» Short exercise
Tally the lines in the records underneath that contain the string "this", and state the figure by itself.

» The data
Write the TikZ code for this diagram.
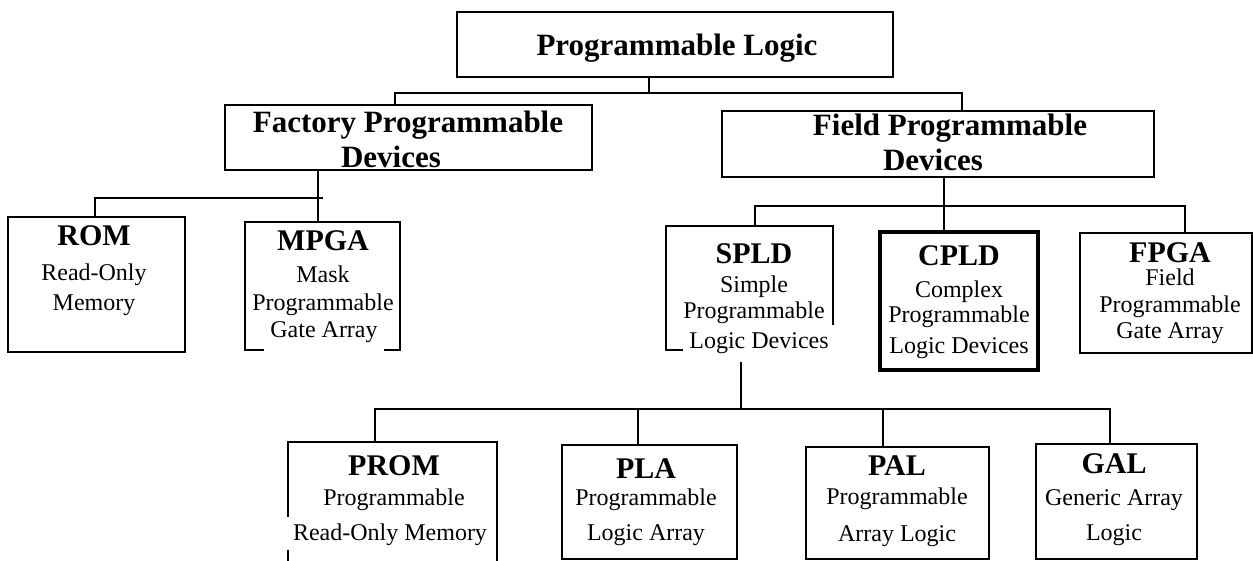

---

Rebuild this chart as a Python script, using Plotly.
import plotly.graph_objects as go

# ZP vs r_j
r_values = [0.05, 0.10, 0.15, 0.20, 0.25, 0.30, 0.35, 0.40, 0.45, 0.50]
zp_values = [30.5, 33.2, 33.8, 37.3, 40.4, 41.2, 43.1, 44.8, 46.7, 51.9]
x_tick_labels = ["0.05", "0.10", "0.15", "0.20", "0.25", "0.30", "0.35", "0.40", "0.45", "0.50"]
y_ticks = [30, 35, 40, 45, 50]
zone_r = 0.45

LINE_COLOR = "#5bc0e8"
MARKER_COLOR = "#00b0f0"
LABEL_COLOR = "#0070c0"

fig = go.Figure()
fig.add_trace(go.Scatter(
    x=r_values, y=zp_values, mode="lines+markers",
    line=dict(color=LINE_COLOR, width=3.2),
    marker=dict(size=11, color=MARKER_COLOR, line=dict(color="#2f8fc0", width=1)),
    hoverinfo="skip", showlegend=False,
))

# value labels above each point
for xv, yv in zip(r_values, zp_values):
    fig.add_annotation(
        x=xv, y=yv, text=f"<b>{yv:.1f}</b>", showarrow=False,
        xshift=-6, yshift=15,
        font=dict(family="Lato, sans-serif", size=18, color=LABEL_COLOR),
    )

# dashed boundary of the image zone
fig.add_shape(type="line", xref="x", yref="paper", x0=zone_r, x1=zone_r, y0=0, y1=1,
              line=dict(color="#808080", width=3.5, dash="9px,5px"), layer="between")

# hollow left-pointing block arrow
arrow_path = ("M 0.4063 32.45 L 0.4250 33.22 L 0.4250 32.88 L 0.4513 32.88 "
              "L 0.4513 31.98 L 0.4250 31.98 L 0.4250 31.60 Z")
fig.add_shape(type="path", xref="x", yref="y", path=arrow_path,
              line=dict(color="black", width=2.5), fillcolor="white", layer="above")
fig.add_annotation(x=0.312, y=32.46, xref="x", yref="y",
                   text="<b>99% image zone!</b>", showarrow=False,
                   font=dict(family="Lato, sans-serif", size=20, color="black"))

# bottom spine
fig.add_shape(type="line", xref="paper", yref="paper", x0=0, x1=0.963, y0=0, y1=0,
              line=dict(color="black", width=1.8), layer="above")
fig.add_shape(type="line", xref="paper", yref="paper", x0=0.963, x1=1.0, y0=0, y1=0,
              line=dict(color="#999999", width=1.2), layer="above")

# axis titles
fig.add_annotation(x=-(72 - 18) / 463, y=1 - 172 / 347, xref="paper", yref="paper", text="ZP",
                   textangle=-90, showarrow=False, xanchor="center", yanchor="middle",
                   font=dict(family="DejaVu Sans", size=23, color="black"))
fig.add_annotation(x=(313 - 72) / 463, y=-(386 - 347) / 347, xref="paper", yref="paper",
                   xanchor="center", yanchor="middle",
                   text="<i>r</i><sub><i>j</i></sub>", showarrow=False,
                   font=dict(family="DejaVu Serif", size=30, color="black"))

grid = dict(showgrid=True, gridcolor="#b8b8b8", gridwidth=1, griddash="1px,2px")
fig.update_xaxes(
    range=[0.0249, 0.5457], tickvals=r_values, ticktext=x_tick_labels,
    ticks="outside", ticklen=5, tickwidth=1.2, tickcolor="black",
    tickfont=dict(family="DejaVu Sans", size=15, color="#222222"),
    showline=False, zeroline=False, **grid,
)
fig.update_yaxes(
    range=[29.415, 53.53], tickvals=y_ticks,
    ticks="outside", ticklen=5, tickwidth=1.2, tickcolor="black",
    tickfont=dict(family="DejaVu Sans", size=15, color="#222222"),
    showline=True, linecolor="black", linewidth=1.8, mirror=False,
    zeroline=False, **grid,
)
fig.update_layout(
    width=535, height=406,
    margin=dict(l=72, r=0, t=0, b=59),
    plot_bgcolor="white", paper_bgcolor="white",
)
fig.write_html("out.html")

» Exercise result
2